Exercise aim: Make an exact transcription of the material, leaving out all images.
— BEGIN —
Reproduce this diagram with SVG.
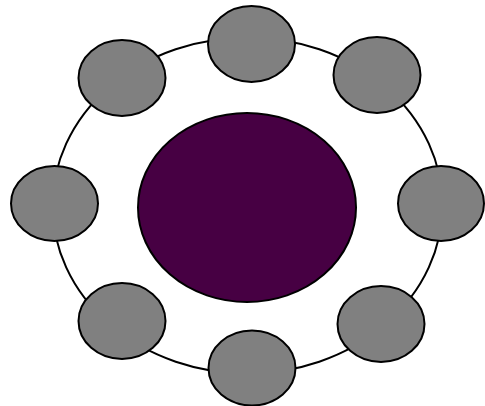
<svg xmlns="http://www.w3.org/2000/svg" width="485" height="406" viewBox="0 0 485 406">
<style>
.sat{fill:#808080;stroke:#000;stroke-width:2}
.ring{fill:none;stroke:#000;stroke-width:2}
.core{fill:#470043;stroke:#000;stroke-width:2}
</style>
<rect width="485" height="406" fill="#fff"/>
<g id="connectors">
<ellipse class="ring" cx="247.5" cy="205.5" rx="195" ry="168"/>
</g>
<g id="center"><ellipse class="core" cx="247" cy="207.5" rx="109" ry="94.5"/></g>
<g id="n-top"><ellipse class="sat" cx="251.5" cy="44" rx="43.5" ry="38"/></g>
<g id="n-topleft"><ellipse class="sat" cx="122" cy="78" rx="43.5" ry="38"/></g>
<g id="n-topright"><ellipse class="sat" cx="377" cy="75" rx="43.5" ry="38"/></g>
<g id="n-left"><ellipse class="sat" cx="54.5" cy="203.5" rx="43.5" ry="37.5"/></g>
<g id="n-right"><ellipse class="sat" cx="441" cy="203.5" rx="43" ry="37.5"/></g>
<g id="n-bottomleft"><ellipse class="sat" cx="122" cy="321" rx="43.5" ry="38"/></g>
<g id="n-bottomright"><ellipse class="sat" cx="381" cy="324" rx="43.5" ry="38"/></g>
<g id="n-bottom"><ellipse class="sat" cx="252" cy="368" rx="43.5" ry="37.5"/></g>
</svg>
— END —
Worked solution:
Reproduce this diagram with SVG.
<svg xmlns="http://www.w3.org/2000/svg" width="485" height="406" viewBox="0 0 485 406">
<style>
.sat{fill:#808080;stroke:#000;stroke-width:2}
.ring{fill:none;stroke:#000;stroke-width:2}
.core{fill:#470043;stroke:#000;stroke-width:2}
</style>
<rect width="485" height="406" fill="#fff"/>
<g id="connectors">
<ellipse class="ring" cx="247.5" cy="205.5" rx="195" ry="168"/>
</g>
<g id="center"><ellipse class="core" cx="247" cy="207.5" rx="109" ry="94.5"/></g>
<g id="n-top"><ellipse class="sat" cx="251.5" cy="44" rx="43.5" ry="38"/></g>
<g id="n-topleft"><ellipse class="sat" cx="122" cy="78" rx="43.5" ry="38"/></g>
<g id="n-topright"><ellipse class="sat" cx="377" cy="75" rx="43.5" ry="38"/></g>
<g id="n-left"><ellipse class="sat" cx="54.5" cy="203.5" rx="43.5" ry="37.5"/></g>
<g id="n-right"><ellipse class="sat" cx="441" cy="203.5" rx="43" ry="37.5"/></g>
<g id="n-bottomleft"><ellipse class="sat" cx="122" cy="321" rx="43.5" ry="38"/></g>
<g id="n-bottomright"><ellipse class="sat" cx="381" cy="324" rx="43.5" ry="38"/></g>
<g id="n-bottom"><ellipse class="sat" cx="252" cy="368" rx="43.5" ry="37.5"/></g>
</svg>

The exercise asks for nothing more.